There are three big outdoor concerts in downtown Reykjavík on the schedule:
In the backyard of Bar 11 at Hverfisgata street indie rock music radio station X-ið 97.9 with Bar 11 kicks off a nine hour music marathon at 14 (2pm) with Kaleo, Dimma, Agent Fresco, Reykjavíkurdætur and more. Until 23 (11pm)
Radio station Bylgjan throws the biggest garden party of the year at Hljómskálagarður park with many of Iceland's most popular musicians performing: Hjálmar, SSSól, Kaleo, Jón Jónsson, Bo & Co, Skítamórall, Hafdís Huld and Skítamórall. There will be barbecue a soft drink for everyone attending between 18-20 (6pm-8pm). The concert starts at 18 (6pm) and ends at 22.15 (10.15pm).
At Arnarhóll hill we have Tónaflóð 2014 from 20-23 (8pm-11pm), held by public radio station Rás 2 in collaboration with Vodafone. The line up is: Skálmöld, Mammút, Mono, Town and Nýdönsk. 

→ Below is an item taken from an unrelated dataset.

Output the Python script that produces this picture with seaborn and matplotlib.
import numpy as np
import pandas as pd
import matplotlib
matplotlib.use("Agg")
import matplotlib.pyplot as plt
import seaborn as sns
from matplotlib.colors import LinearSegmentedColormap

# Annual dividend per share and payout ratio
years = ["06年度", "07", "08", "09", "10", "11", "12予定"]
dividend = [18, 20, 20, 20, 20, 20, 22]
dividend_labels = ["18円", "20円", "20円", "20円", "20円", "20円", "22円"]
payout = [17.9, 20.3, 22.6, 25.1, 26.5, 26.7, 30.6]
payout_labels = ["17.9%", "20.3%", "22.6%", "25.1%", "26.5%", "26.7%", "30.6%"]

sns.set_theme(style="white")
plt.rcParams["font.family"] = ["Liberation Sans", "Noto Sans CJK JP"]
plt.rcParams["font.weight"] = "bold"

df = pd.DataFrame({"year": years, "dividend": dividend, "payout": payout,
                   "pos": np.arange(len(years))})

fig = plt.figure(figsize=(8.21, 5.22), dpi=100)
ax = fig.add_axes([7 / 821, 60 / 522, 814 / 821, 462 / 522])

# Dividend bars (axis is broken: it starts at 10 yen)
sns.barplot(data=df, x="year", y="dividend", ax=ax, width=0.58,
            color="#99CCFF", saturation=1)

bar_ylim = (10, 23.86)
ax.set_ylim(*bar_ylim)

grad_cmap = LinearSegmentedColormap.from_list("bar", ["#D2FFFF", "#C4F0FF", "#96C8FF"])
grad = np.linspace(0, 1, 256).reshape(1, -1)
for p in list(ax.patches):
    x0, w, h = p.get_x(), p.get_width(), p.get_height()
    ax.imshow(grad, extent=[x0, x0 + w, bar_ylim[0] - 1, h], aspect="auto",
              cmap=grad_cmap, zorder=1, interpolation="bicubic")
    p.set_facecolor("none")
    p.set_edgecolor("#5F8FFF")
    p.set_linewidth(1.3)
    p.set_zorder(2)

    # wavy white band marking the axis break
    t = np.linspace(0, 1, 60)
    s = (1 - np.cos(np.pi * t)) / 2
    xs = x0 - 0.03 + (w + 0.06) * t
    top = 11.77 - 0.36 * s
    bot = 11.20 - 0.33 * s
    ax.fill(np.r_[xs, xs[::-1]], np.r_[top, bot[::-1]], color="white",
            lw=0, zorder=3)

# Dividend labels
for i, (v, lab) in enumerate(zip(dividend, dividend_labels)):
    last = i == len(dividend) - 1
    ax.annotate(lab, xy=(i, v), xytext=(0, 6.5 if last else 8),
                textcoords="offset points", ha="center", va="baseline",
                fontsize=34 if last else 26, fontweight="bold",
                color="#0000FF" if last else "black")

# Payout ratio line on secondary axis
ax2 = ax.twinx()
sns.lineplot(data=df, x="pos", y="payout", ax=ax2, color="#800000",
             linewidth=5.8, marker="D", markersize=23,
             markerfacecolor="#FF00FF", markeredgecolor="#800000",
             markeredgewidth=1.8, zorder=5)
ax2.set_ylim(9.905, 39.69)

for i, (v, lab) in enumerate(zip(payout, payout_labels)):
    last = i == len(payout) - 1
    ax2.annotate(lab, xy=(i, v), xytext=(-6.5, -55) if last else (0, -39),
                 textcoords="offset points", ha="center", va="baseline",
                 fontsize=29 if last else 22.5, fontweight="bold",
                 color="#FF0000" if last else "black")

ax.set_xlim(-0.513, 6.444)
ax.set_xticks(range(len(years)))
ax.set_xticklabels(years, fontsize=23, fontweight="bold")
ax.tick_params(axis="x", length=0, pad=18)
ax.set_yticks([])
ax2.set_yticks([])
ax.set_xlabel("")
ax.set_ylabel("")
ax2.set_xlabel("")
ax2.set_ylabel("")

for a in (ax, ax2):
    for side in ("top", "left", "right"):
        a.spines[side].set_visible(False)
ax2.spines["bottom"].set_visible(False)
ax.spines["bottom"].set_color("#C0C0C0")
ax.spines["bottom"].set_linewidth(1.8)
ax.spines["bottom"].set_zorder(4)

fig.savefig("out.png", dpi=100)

See the packed schedule and an events map in English here

Lady Lína You will maybe see her downtown Reykjavík. Photo/Jón Kaldal

Cat lover's paradise
Maybe it’s not quite like the famous Japanese cat island Tashirojima, but downtown Reykjavík is packed with cats. These are no stray cats, but well-kept pets that are allowed to roam free around the neighborhood. The cats even have their own Facebook page.

The Reykjavik Marathon
About 15.000 runners will take part in the 31st Reykjavík Marathon on Saturday 23. The race starts and ends at the same place, at Lækjargata street by the Pond (Tjörnin), close to the city hall in the center of Reykjavik. 

Reykjavík Dance Festival starts this weekend
The festival was founded by artists in 2002 and has since grown into an exciting annual art event, including work-shops, forums, and parties. This year, twelve new works by Icelandic choreographers will be presented as part of the Reykjavík Dance Festival‘s programme. From August 23rd until the 30th.

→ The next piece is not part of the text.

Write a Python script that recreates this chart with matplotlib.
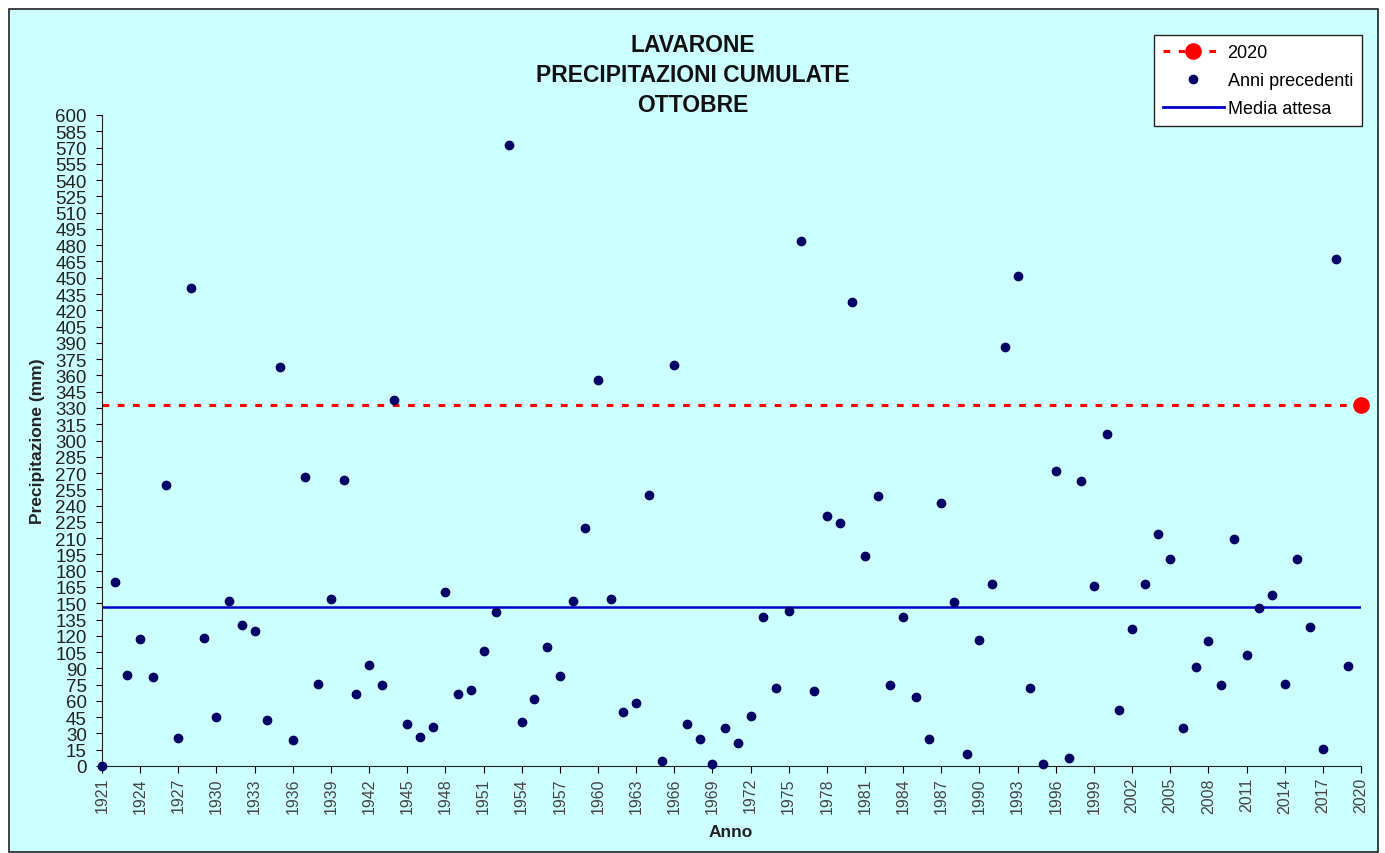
import matplotlib
matplotlib.use('Agg')
import matplotlib.pyplot as plt
from matplotlib.patches import Rectangle
from matplotlib.lines import Line2D

plt.rcParams['font.family'] = ['Liberation Sans', 'DejaVu Sans']

# October cumulative precipitation (mm), Lavarone
years = list(range(1921, 2020))
precip = [0, 170, 84, 117, 82, 259, 26, 441, 118, 45,
          152, 130, 124, 42, 368, 24, 266, 76, 154, 264,
          66, 93, 75, 337, 39, 27, 36, 160, 66, 70,
          106, 142, 572, 41, 62, 110, 83, 152, 219, 356,
          154, 50, 58, 250, 5, 370, 39, 25, 2, 35,
          21, 46, 137, 72, 143, 484, 69, 230, 224, 428,
          194, 249, 75, 137, 64, 25, 242, 151, 11, 116,
          168, 386, 452, 72, 2, 272, 7, 263, 166, 306,
          52, 126, 168, 214, 191, 35, 91, 115, 75, 209,
          102, 146, 158, 76, 191, 128, 16, 467, 92]
year_now = 2020
precip_now = 333
media = 147

W, H = 1385, 854
fig = plt.figure(figsize=(W / 100, H / 100), dpi=100)
fig.patch.set_facecolor('white')

bg = '#CCFFFF'
panel = Rectangle((9 / W, 1 - 853 / H), (1378 - 9) / W, (853 - 10) / H,
                  transform=fig.transFigure, facecolor=bg,
                  edgecolor='#222222', linewidth=1.2, zorder=-10)
fig.add_artist(panel)

ax = fig.add_axes([102 / W, 1 - 767 / H, (1361 - 102) / W, (767 - 116) / H])
ax.set_zorder(1)
ax.patch.set_alpha(0)

ax.axhline(precip_now, color='red', linewidth=2.2, linestyle=(0, (2.2, 2.8)), zorder=2)
ax.axhline(media, color='#0000CC', linewidth=1.8, zorder=2)
ax.plot(years, precip, 'o', color='#000066', markersize=6, clip_on=False, zorder=3)
ax.plot([year_now], [precip_now], 'o', color='red', markersize=11, clip_on=False, zorder=4)

ax.set_xlim(1921, 2020)
ax.set_ylim(0, 600)
ax.set_xticks(range(1921, 2021, 3))
ax.set_xticklabels([str(y) for y in range(1921, 2021, 3)], rotation=90, fontsize=11.5,
                   color='#444444')
ax.set_yticks(range(0, 601, 15))
ax.tick_params(axis='y', labelsize=13.5, length=4, pad=7, labelcolor='#222222')
ax.tick_params(axis='x', length=5, pad=3)

for s in ['top', 'right']:
    ax.spines[s].set_visible(False)
ax.spines['left'].set_color('#222222')
ax.spines['bottom'].set_color('#222222')

fig.text(38 / W, 1 - 441 / H, 'Precipitazione (mm)', rotation=90, ha='center', va='center',
         fontsize=12.5, fontweight='bold', color='#222222')
fig.text(731 / W, 1 - 833 / H, 'Anno', ha='center', va='center',
         fontsize=12.5, fontweight='bold', color='#222222')

for txt, yy in [('LAVARONE', 46), ('PRECIPITAZIONI CUMULATE', 75), ('OTTOBRE', 106)]:
    fig.text(0.5, 1 - yy / H, txt, ha='center', va='center', fontsize=16.5,
             fontweight='bold', color='#111111')

handles = [
    Line2D([], [], color='red', linewidth=2.2, linestyle=(0, (2.2, 2.8)),
           marker='o', markersize=11),
    Line2D([], [], color='#000066', linestyle='none', marker='o', markersize=6),
    Line2D([], [], color='#0000CC', linewidth=2),
]
leg = fig.legend(handles, ['2020', 'Anni precedenti', 'Media attesa'],
                 loc='upper right', bbox_to_anchor=(1362 / W, 1 - 36 / H),
                 bbox_transform=fig.transFigure, fontsize=13, frameon=True,
                 fancybox=False, edgecolor='#222222', framealpha=1,
                 borderaxespad=0, handlelength=3.4, handletextpad=0.2,
                 labelspacing=0.62, borderpad=0.5)
leg.get_frame().set_linewidth(1.0)

fig.savefig('out.png', dpi=100, facecolor='white')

You can take a dip in the North Atlantic
There is a great forecast for this weekend. Why not take a dip in the North Atlantic? The Nauthólsvík geothermal beach near Öskjuhlíð hill is popular among locals who practice sea swimming all year round, an activity that has grown in popularity in recent years. Nauthólsvík beach offers changing rooms, showers, and outdoor hot tubs that are open all year around.

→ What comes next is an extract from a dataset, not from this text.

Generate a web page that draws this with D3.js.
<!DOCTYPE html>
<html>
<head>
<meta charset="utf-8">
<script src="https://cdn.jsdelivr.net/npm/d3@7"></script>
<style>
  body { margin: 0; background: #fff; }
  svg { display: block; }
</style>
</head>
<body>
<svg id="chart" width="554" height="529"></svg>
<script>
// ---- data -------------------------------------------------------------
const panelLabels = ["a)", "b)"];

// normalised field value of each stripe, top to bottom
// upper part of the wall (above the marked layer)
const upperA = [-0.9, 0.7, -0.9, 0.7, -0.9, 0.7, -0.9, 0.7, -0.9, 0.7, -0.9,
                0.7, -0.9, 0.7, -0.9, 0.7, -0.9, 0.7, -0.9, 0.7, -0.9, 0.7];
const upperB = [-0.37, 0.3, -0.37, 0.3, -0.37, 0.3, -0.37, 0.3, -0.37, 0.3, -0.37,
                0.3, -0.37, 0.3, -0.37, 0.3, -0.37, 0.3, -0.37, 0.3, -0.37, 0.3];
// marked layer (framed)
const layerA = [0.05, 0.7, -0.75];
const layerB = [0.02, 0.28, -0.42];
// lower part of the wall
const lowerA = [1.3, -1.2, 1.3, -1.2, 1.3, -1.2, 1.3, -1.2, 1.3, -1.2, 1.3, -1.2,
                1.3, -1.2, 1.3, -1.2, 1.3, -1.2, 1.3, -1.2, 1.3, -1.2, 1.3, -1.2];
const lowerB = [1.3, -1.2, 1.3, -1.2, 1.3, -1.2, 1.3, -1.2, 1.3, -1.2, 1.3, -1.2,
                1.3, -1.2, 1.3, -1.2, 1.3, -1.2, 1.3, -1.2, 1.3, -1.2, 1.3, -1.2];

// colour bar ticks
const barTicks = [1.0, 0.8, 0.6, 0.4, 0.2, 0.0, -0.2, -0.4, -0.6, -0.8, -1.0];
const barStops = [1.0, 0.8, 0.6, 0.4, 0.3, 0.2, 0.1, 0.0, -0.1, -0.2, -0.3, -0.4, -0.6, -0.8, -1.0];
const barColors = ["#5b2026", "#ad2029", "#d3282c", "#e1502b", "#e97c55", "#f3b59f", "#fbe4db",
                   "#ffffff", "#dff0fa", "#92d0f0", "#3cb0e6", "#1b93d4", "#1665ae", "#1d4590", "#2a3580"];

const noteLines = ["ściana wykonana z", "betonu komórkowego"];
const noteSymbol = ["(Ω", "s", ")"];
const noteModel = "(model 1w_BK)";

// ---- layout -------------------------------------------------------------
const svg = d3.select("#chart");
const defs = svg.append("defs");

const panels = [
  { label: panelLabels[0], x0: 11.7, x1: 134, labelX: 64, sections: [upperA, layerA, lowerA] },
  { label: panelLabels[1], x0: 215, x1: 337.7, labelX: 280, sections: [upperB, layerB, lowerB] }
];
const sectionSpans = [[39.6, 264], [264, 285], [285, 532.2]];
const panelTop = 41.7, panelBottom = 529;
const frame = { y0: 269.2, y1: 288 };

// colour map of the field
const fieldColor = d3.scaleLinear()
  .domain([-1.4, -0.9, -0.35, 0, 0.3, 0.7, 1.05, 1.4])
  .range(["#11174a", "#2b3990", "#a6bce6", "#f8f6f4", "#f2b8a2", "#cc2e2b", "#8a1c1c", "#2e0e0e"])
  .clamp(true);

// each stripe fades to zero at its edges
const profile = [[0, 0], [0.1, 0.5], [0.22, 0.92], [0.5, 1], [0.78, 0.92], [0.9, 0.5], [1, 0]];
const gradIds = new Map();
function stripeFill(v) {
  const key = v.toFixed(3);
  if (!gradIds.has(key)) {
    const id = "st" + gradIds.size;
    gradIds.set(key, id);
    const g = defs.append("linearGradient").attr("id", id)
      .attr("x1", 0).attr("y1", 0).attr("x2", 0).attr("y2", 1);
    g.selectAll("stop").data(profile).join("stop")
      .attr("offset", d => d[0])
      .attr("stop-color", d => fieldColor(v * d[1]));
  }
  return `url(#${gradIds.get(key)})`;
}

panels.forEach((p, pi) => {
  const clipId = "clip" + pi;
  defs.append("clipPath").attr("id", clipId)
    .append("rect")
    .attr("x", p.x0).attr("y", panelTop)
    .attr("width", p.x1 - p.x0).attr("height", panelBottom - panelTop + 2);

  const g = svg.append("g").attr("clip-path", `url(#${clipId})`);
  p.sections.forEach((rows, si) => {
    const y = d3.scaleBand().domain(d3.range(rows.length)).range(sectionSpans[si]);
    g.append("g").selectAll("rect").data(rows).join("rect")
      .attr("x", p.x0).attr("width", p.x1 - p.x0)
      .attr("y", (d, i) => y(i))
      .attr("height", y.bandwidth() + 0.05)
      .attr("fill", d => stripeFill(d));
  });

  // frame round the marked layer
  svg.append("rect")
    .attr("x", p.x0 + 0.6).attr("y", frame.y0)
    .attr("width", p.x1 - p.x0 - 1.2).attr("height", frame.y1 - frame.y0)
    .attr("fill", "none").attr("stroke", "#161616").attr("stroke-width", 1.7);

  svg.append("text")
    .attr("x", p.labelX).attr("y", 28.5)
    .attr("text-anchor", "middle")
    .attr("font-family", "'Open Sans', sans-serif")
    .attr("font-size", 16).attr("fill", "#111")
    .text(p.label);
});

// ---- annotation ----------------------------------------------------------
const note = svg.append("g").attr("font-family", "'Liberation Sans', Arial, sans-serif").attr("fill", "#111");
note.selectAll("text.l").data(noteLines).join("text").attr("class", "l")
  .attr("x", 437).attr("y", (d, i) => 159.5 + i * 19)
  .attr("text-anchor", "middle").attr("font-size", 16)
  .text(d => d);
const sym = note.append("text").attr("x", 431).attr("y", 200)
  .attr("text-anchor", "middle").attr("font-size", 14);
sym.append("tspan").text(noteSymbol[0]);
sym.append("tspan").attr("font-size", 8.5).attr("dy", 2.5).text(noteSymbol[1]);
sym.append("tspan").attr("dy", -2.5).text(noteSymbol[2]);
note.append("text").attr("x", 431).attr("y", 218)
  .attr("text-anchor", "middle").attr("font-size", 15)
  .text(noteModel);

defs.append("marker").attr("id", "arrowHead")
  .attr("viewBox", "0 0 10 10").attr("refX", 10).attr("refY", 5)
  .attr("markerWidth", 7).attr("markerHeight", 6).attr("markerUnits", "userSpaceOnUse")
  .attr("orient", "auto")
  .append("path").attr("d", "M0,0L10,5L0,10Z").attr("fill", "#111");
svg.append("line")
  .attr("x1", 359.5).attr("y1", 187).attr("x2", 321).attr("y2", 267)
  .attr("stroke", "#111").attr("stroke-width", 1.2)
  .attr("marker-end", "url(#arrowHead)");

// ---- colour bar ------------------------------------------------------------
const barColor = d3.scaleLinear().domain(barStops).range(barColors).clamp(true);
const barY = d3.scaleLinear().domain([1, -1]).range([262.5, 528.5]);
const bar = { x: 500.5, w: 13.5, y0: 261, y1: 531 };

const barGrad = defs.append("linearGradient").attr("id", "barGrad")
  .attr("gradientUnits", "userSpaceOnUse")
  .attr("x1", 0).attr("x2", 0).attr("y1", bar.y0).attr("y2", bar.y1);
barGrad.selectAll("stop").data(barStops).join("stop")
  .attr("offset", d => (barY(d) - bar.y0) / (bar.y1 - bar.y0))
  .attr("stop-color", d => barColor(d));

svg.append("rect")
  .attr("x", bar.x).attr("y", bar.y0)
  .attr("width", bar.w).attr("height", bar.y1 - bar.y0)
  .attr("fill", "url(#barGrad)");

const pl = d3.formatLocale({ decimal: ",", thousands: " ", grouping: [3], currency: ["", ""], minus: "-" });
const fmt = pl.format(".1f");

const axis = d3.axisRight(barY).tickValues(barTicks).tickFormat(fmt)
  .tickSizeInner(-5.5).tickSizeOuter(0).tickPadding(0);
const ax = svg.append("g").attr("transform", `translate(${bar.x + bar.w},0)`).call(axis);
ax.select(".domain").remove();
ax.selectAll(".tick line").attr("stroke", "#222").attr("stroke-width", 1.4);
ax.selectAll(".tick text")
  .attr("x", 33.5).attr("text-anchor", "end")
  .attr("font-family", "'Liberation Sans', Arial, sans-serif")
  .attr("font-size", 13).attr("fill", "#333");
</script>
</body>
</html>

...and since you are in the area
Go and explore Öskjuhlíð hill after the swim. During the Second World War, the United States Army occupation force built various bunkers that are dotted around the hill. Those war remnants are still visible, although somewhat run down and completely lacking any markings, making them difficult to find. The hike around the Öskjuhlíð area is highly enjoyable and the iconic “Pearl” restaurant, atop the old water tanks, is only a stone’s throw away.

Get close to Vikings
The National Museum of Iceland was refurbished in 2004 and now presents an interesting exhibition that features most of Iceland’s national treasures. The museum’s role is to increase knowledge of the Icelandic culture and cultural heritage, dating from the country’s first settlement, up until today. The museum has an informative children’s section where visitors can dress up in Viking attire, among other things.